Gabriela Cazares came to MIT from Mission, Texas, where some outstanding teachers in chemistry and environmental science already had her thinking about the impact she could have on the planet. That commitment to sustainability never wavered at MIT, but it took her some time to find the right links between her field of chemistry and her interest in the environment.
In her chemistry GIR 5.111 Principles of Chemical Science with Prof. Moungi Bawendi, the connections clicked for her. Prof. Bawendi gave a lecture on thermodynamics where he tied the subject to the challenge of powering the planet. “When he was talking about enthalpy of reactions, he talked about chemical bonds breaking and forming and how that relates to energy density,” says Cazares. “So why we use fossil fuels, and what is the challenge of electric cars and solar energy. And that was the moment where I was like, there is a link in chemistry, right? So I was like, I can do this.”
Cazares became interested in atmospheric chemistry, but she had a hard time getting a toehold in real lab work. Many opportunities were unwilling to teach the foundational skills she would need to get ahead in the field. “I had zero experience in anything, so I had such a hard time finding UROPs,” she says. “They were like, what’s your experience using this, and what’s your experience coding. And I was thinking, well, nothing, because I didn’t start taking labs, nor did I start coding until junior year.” Her second year at MIT, she finally broke through with a UROP under Prof. David McGee, reconstructing the ancient climate of Mexico with a graduate student named Gabriela Serrato Marks. “She was like, don’t worry about the experience. You’ll learn here. Out of everyone, she was the biggest help at MIT for me. I still talk to her to this day. She was super helpful with the academic part, but also with the personal side.”
“I can code now,” Cazares adds. “Like, once you get one job, other jobs are like, okay, you have experience.”
Cazares is still pursuing the connections between chemistry and climate, as she heads off to UC Berkeley to pursue a PhD in physical chemistry in order to research atmospheric dynamics. She also found ways, in her last year at MIT, to extend her interest in sustainability beyond her lab work. As part of the spring 2020 class EC.719 D-Lab: Water, Climate Change and Health, Cazares and some of her classmates began designing a climate change class for high school and early college students, called “Surviving and Thriving in the 21st Century.” “And then we actually went through with making the course and teaching it in the summer,” Cazares says. With her classmate Clara Gervaise-Volaire, Cazares brought the class online and ran it for high school and college students.

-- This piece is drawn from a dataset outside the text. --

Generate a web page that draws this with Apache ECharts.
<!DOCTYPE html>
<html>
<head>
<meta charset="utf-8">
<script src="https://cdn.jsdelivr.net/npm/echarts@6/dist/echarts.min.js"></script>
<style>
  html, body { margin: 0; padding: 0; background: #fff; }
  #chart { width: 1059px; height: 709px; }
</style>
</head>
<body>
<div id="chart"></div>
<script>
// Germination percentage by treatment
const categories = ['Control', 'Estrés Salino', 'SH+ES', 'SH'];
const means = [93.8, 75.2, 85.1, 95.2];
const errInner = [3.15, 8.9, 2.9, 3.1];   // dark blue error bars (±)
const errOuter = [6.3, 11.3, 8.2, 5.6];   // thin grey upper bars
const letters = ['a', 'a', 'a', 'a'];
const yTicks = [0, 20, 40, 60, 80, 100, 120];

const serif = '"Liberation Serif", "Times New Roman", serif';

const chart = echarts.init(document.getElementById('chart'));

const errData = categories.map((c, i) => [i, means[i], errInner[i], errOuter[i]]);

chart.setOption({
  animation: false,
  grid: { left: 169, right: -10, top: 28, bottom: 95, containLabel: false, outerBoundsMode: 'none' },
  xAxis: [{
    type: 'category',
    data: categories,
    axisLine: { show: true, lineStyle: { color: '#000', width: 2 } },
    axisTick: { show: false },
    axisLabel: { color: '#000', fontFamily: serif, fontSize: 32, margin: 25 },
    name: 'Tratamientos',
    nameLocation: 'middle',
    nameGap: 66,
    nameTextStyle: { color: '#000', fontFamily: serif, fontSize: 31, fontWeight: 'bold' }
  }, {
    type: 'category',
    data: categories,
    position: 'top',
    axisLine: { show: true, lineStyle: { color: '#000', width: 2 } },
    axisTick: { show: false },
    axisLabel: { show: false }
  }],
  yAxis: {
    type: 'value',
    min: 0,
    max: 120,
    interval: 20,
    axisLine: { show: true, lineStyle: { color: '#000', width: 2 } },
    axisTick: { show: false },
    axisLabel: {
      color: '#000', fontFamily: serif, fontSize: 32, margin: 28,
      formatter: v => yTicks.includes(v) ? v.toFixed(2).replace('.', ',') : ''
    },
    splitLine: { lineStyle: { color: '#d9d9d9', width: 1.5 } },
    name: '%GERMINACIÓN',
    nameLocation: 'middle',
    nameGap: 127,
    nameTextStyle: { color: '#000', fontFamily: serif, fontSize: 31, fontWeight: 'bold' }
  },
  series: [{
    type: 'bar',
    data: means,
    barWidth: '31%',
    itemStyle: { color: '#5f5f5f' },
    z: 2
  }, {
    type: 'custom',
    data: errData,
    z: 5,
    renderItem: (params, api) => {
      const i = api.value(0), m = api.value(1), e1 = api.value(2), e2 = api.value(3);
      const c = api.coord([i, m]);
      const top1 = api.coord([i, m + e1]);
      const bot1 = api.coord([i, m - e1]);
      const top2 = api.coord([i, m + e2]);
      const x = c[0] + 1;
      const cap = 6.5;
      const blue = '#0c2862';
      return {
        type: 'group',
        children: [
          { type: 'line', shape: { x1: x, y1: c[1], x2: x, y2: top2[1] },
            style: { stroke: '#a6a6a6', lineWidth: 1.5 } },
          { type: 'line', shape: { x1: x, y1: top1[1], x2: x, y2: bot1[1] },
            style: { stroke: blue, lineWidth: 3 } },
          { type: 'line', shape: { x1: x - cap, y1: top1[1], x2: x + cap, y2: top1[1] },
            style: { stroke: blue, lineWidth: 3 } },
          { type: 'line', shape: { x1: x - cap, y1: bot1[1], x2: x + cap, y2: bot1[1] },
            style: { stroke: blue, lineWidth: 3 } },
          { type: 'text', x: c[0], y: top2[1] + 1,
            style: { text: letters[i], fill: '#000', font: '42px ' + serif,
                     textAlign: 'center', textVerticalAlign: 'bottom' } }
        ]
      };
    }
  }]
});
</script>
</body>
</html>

“But there were also all of these other projects that had the potential of continuing,” she says. She continues to spend the summer working with the MIT administration on the education portion of MIT’s Plan for Action on Climate Change. “The idea that I like the best is implementing climate change into classes,” she says. “Most fields have something to do with climate change. There don’t have to be a lot of issues with changing a whole syllabus.” After all, this worked for Cazares herself, when Prof. Bawendi brought the climate crisis into his thermodynamics lecture back in her sophomore year.
“It’s not like a major change in classes,” she says. “I think this would be the most efficient way to introduce climate change education at MIT.”